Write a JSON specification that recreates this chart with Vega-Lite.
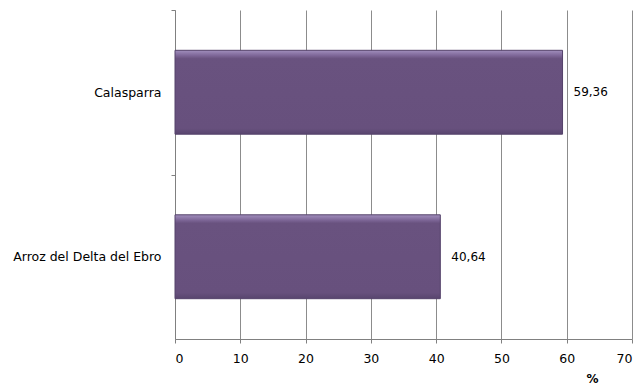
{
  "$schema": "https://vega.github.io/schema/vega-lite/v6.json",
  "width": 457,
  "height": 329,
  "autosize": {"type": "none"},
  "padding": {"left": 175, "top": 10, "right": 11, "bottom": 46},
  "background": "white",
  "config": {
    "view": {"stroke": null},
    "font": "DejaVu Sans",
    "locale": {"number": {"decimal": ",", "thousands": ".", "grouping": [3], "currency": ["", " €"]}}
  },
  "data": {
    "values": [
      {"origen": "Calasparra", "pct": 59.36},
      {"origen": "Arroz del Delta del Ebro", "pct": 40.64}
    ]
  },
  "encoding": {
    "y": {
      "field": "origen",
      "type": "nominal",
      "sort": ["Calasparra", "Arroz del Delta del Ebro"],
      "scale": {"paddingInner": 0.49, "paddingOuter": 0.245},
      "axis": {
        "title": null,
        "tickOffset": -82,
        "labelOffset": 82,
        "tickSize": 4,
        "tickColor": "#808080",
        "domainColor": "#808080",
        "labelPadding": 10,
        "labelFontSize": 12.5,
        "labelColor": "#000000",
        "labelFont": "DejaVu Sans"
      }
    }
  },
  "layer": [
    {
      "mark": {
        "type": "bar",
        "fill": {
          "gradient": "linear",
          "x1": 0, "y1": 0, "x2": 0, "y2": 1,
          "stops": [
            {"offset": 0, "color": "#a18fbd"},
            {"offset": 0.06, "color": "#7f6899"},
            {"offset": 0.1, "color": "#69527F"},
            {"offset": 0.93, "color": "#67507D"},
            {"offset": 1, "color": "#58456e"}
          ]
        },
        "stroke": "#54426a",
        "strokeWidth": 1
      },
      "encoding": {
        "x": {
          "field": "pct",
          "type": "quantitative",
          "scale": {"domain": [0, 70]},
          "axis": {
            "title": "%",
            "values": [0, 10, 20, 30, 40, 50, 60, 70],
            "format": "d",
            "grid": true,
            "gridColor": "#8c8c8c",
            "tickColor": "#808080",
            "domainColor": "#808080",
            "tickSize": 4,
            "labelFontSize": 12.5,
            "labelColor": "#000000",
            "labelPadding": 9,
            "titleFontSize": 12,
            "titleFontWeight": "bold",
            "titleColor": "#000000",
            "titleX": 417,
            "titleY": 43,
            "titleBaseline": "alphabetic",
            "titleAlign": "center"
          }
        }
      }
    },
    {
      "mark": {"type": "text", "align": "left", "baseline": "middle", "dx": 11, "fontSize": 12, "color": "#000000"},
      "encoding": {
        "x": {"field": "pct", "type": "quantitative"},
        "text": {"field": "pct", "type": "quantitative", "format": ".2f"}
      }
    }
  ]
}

◆ What is expected
Return the listing above unchanged, apart from dropping its pictures.

◆ The response
Write a JSON specification that recreates this chart with Vega-Lite.
{
  "$schema": "https://vega.github.io/schema/vega-lite/v6.json",
  "width": 457,
  "height": 329,
  "autosize": {"type": "none"},
  "padding": {"left": 175, "top": 10, "right": 11, "bottom": 46},
  "background": "white",
  "config": {
    "view": {"stroke": null},
    "font": "DejaVu Sans",
    "locale": {"number": {"decimal": ",", "thousands": ".", "grouping": [3], "currency": ["", " €"]}}
  },
  "data": {
    "values": [
      {"origen": "Calasparra", "pct": 59.36},
      {"origen": "Arroz del Delta del Ebro", "pct": 40.64}
    ]
  },
  "encoding": {
    "y": {
      "field": "origen",
      "type": "nominal",
      "sort": ["Calasparra", "Arroz del Delta del Ebro"],
      "scale": {"paddingInner": 0.49, "paddingOuter": 0.245},
      "axis": {
        "title": null,
        "tickOffset": -82,
        "labelOffset": 82,
        "tickSize": 4,
        "tickColor": "#808080",
        "domainColor": "#808080",
        "labelPadding": 10,
        "labelFontSize": 12.5,
        "labelColor": "#000000",
        "labelFont": "DejaVu Sans"
      }
    }
  },
  "layer": [
    {
      "mark": {
        "type": "bar",
        "fill": {
          "gradient": "linear",
          "x1": 0, "y1": 0, "x2": 0, "y2": 1,
          "stops": [
            {"offset": 0, "color": "#a18fbd"},
            {"offset": 0.06, "color": "#7f6899"},
            {"offset": 0.1, "color": "#69527F"},
            {"offset": 0.93, "color": "#67507D"},
            {"offset": 1, "color": "#58456e"}
          ]
        },
        "stroke": "#54426a",
        "strokeWidth": 1
      },
      "encoding": {
        "x": {
          "field": "pct",
          "type": "quantitative",
          "scale": {"domain": [0, 70]},
          "axis": {
            "title": "%",
            "values": [0, 10, 20, 30, 40, 50, 60, 70],
            "format": "d",
            "grid": true,
            "gridColor": "#8c8c8c",
            "tickColor": "#808080",
            "domainColor": "#808080",
            "tickSize": 4,
            "labelFontSize": 12.5,
            "labelColor": "#000000",
            "labelPadding": 9,
            "titleFontSize": 12,
            "titleFontWeight": "bold",
            "titleColor": "#000000",
            "titleX": 417,
            "titleY": 43,
            "titleBaseline": "alphabetic",
            "titleAlign": "center"
          }
        }
      }
    },
    {
      "mark": {"type": "text", "align": "left", "baseline": "middle", "dx": 11, "fontSize": 12, "color": "#000000"},
      "encoding": {
        "x": {"field": "pct", "type": "quantitative"},
        "text": {"field": "pct", "type": "quantitative", "format": ".2f"}
      }
    }
  ]
}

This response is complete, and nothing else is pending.